DIRECTION: Exclude the pictures and return every line exactly as written.

DATASET EXTRACT:

□ □ □ □ □ □ □

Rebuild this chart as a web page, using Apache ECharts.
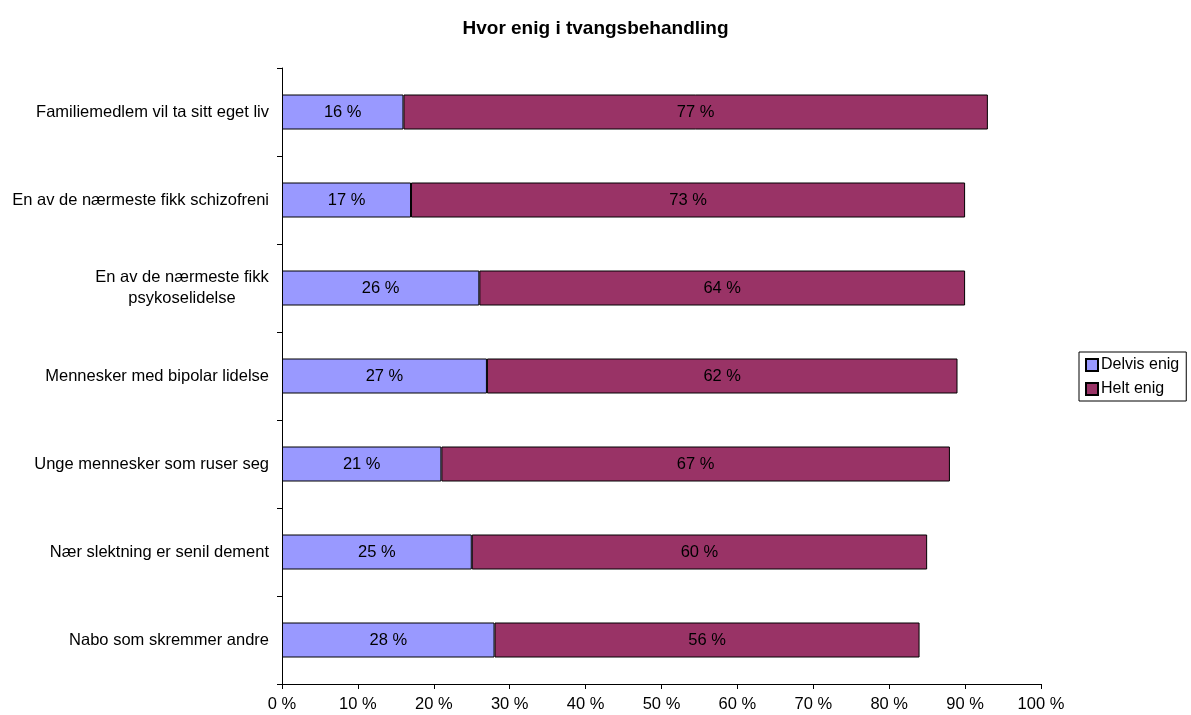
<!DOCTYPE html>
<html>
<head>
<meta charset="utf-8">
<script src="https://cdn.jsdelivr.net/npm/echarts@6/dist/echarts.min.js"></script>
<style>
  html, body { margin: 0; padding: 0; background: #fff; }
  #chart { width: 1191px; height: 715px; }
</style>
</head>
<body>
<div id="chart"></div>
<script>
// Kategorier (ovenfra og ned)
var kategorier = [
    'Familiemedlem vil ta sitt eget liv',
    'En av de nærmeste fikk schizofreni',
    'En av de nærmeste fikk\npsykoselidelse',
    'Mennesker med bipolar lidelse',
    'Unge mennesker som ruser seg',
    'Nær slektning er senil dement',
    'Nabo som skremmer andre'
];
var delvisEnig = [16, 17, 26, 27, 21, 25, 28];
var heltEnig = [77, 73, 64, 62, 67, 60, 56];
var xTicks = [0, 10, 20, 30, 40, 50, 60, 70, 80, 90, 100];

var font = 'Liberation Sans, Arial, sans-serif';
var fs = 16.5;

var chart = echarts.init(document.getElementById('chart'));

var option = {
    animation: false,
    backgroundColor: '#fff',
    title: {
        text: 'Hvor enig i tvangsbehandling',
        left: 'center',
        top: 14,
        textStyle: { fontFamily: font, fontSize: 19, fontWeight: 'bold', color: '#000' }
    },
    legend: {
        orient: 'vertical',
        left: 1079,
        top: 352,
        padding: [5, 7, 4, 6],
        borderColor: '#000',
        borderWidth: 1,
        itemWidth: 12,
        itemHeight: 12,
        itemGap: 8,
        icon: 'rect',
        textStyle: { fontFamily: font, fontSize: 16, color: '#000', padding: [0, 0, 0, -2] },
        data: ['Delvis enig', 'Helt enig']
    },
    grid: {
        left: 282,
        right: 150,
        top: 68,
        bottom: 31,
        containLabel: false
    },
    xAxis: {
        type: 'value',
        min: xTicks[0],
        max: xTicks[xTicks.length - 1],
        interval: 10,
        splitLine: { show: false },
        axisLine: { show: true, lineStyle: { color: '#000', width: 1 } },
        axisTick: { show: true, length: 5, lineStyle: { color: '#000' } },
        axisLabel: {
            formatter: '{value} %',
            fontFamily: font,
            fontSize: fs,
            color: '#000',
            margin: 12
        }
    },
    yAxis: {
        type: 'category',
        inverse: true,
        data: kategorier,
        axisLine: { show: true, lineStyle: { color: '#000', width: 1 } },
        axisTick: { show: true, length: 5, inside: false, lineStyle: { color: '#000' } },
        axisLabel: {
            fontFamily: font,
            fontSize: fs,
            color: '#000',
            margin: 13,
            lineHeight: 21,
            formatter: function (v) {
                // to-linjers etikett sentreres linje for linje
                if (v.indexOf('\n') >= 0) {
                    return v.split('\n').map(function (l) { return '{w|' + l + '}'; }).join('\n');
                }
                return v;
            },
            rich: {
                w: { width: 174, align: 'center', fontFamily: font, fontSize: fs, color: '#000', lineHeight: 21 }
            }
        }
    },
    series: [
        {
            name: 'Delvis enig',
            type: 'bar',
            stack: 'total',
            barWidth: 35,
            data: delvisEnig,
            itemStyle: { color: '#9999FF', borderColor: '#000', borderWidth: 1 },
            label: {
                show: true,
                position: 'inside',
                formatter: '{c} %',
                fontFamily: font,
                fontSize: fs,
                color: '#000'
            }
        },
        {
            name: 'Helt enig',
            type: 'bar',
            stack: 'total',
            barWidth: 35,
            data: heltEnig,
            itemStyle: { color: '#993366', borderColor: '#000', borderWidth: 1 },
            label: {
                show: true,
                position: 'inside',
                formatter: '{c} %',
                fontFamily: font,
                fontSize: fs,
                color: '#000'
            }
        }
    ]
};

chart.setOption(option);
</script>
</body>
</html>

□ □ □ □ □ □ □

ANSWER BELOW:
Rebuild this chart as a web page, using Apache ECharts.
<!DOCTYPE html>
<html>
<head>
<meta charset="utf-8">
<script src="https://cdn.jsdelivr.net/npm/echarts@6/dist/echarts.min.js"></script>
<style>
  html, body { margin: 0; padding: 0; background: #fff; }
  #chart { width: 1191px; height: 715px; }
</style>
</head>
<body>
<div id="chart"></div>
<script>
// Kategorier (ovenfra og ned)
var kategorier = [
    'Familiemedlem vil ta sitt eget liv',
    'En av de nærmeste fikk schizofreni',
    'En av de nærmeste fikk\npsykoselidelse',
    'Mennesker med bipolar lidelse',
    'Unge mennesker som ruser seg',
    'Nær slektning er senil dement',
    'Nabo som skremmer andre'
];
var delvisEnig = [16, 17, 26, 27, 21, 25, 28];
var heltEnig = [77, 73, 64, 62, 67, 60, 56];
var xTicks = [0, 10, 20, 30, 40, 50, 60, 70, 80, 90, 100];

var font = 'Liberation Sans, Arial, sans-serif';
var fs = 16.5;

var chart = echarts.init(document.getElementById('chart'));

var option = {
    animation: false,
    backgroundColor: '#fff',
    title: {
        text: 'Hvor enig i tvangsbehandling',
        left: 'center',
        top: 14,
        textStyle: { fontFamily: font, fontSize: 19, fontWeight: 'bold', color: '#000' }
    },
    legend: {
        orient: 'vertical',
        left: 1079,
        top: 352,
        padding: [5, 7, 4, 6],
        borderColor: '#000',
        borderWidth: 1,
        itemWidth: 12,
        itemHeight: 12,
        itemGap: 8,
        icon: 'rect',
        textStyle: { fontFamily: font, fontSize: 16, color: '#000', padding: [0, 0, 0, -2] },
        data: ['Delvis enig', 'Helt enig']
    },
    grid: {
        left: 282,
        right: 150,
        top: 68,
        bottom: 31,
        containLabel: false
    },
    xAxis: {
        type: 'value',
        min: xTicks[0],
        max: xTicks[xTicks.length - 1],
        interval: 10,
        splitLine: { show: false },
        axisLine: { show: true, lineStyle: { color: '#000', width: 1 } },
        axisTick: { show: true, length: 5, lineStyle: { color: '#000' } },
        axisLabel: {
            formatter: '{value} %',
            fontFamily: font,
            fontSize: fs,
            color: '#000',
            margin: 12
        }
    },
    yAxis: {
        type: 'category',
        inverse: true,
        data: kategorier,
        axisLine: { show: true, lineStyle: { color: '#000', width: 1 } },
        axisTick: { show: true, length: 5, inside: false, lineStyle: { color: '#000' } },
        axisLabel: {
            fontFamily: font,
            fontSize: fs,
            color: '#000',
            margin: 13,
            lineHeight: 21,
            formatter: function (v) {
                // to-linjers etikett sentreres linje for linje
                if (v.indexOf('\n') >= 0) {
                    return v.split('\n').map(function (l) { return '{w|' + l + '}'; }).join('\n');
                }
                return v;
            },
            rich: {
                w: { width: 174, align: 'center', fontFamily: font, fontSize: fs, color: '#000', lineHeight: 21 }
            }
        }
    },
    series: [
        {
            name: 'Delvis enig',
            type: 'bar',
            stack: 'total',
            barWidth: 35,
            data: delvisEnig,
            itemStyle: { color: '#9999FF', borderColor: '#000', borderWidth: 1 },
            label: {
                show: true,
                position: 'inside',
                formatter: '{c} %',
                fontFamily: font,
                fontSize: fs,
                color: '#000'
            }
        },
        {
            name: 'Helt enig',
            type: 'bar',
            stack: 'total',
            barWidth: 35,
            data: heltEnig,
            itemStyle: { color: '#993366', borderColor: '#000', borderWidth: 1 },
            label: {
                show: true,
                position: 'inside',
                formatter: '{c} %',
                fontFamily: font,
                fontSize: fs,
                color: '#000'
            }
        }
    ]
};

chart.setOption(option);
</script>
</body>
</html>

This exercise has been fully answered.